Find each line containing the word "code" and report how many there are. Add nothing else.

━━ Input data ━━

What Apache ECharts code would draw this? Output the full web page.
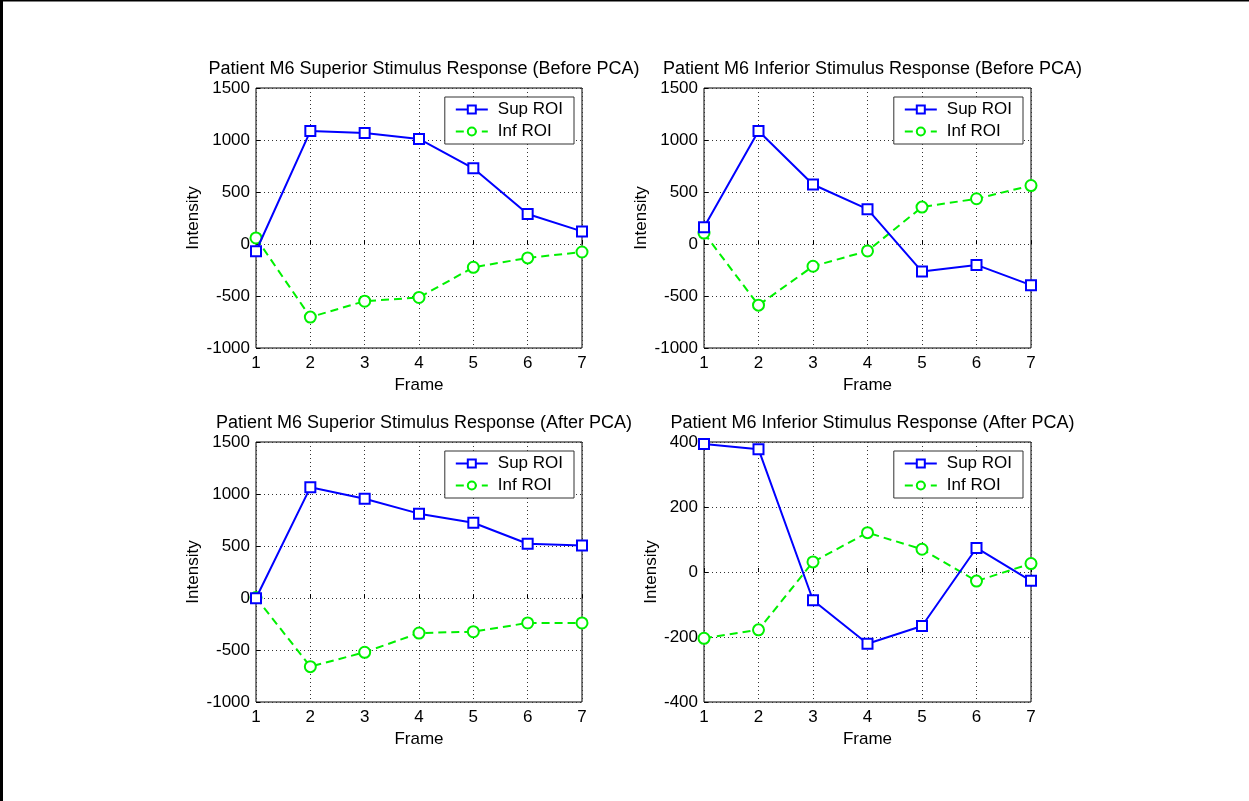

━━━
━━ Input data ━━

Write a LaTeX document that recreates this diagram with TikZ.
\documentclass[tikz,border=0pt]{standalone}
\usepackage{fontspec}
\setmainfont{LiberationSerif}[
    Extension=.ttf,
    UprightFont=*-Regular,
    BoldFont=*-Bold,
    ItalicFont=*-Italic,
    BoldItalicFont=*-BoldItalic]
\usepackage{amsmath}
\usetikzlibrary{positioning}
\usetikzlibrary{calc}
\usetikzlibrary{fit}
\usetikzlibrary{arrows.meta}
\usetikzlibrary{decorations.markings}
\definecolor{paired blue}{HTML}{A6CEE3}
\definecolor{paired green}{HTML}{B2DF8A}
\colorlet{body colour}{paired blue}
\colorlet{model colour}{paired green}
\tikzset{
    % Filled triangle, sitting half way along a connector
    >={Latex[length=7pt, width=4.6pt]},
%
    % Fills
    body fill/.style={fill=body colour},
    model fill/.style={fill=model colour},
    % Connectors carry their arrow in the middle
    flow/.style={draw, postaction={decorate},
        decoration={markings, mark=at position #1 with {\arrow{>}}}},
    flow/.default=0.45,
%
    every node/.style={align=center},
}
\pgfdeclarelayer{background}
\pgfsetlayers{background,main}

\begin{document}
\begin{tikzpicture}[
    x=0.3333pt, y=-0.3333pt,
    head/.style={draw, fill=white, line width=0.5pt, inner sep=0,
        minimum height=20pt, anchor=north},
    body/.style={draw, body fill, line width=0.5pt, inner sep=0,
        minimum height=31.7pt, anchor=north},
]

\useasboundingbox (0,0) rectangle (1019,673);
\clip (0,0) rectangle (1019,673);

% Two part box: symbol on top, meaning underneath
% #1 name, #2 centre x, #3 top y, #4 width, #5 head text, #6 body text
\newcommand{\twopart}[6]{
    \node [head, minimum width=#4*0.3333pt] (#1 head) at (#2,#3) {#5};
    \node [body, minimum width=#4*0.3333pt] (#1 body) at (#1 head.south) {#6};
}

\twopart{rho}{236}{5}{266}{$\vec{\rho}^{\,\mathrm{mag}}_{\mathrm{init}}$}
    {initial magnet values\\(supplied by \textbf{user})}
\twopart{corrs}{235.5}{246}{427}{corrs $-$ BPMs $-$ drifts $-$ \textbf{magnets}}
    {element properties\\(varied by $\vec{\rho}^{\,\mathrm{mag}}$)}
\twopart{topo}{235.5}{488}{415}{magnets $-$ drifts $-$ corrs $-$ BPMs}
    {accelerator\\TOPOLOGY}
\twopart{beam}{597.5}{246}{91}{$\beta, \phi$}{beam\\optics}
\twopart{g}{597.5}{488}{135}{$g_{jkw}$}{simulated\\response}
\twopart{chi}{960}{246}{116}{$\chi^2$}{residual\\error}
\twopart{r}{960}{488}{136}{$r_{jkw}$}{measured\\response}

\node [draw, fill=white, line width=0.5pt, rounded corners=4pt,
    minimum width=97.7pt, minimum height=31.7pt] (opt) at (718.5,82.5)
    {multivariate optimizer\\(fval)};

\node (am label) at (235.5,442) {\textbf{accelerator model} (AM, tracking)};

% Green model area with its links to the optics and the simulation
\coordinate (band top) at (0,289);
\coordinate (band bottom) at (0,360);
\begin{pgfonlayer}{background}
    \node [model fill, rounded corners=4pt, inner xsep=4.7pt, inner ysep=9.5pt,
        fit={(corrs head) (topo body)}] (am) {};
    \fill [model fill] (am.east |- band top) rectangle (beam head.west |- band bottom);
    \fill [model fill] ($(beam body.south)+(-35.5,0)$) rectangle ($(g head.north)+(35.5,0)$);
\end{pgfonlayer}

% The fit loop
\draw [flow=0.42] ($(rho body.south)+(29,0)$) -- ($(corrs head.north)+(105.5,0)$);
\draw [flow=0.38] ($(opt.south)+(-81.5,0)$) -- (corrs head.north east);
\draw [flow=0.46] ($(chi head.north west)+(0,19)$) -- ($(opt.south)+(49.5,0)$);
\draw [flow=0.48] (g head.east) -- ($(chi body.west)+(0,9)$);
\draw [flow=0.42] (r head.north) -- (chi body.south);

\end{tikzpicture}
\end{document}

━━━
━━ Input data ━━

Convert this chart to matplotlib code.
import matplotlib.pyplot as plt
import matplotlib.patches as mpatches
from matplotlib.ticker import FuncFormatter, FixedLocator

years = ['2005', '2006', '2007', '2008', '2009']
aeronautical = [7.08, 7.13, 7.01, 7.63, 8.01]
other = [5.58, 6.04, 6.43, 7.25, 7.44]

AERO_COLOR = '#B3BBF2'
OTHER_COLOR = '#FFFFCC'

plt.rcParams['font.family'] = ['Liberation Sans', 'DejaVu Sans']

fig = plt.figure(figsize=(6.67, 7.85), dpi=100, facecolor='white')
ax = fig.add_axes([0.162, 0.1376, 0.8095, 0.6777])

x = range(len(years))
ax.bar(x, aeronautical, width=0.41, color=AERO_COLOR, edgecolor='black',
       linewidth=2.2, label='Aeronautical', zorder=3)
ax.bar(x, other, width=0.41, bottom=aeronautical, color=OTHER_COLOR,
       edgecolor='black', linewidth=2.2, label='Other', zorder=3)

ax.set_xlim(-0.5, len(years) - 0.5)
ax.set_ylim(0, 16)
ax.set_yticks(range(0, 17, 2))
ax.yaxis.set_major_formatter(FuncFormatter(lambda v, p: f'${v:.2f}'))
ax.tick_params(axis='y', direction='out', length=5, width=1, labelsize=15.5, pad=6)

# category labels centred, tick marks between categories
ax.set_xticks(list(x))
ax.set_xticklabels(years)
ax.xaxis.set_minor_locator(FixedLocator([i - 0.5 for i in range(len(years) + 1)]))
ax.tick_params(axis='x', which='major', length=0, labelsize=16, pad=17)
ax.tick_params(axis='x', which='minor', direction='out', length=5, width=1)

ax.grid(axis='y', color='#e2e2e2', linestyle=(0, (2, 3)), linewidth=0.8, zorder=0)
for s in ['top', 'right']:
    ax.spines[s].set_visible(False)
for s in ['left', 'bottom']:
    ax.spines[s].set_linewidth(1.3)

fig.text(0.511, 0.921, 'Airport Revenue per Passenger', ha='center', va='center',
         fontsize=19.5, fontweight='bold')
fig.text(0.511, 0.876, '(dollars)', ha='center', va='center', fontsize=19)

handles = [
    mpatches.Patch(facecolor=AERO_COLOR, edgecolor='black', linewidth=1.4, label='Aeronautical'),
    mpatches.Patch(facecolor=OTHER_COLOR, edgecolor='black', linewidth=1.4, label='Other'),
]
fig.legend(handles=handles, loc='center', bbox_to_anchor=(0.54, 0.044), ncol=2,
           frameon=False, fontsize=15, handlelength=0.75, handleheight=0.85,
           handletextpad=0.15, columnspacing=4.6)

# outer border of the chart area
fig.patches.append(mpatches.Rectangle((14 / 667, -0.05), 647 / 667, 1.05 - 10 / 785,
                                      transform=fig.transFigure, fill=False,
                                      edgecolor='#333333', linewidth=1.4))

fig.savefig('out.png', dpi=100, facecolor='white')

━━━

Problem solution: 2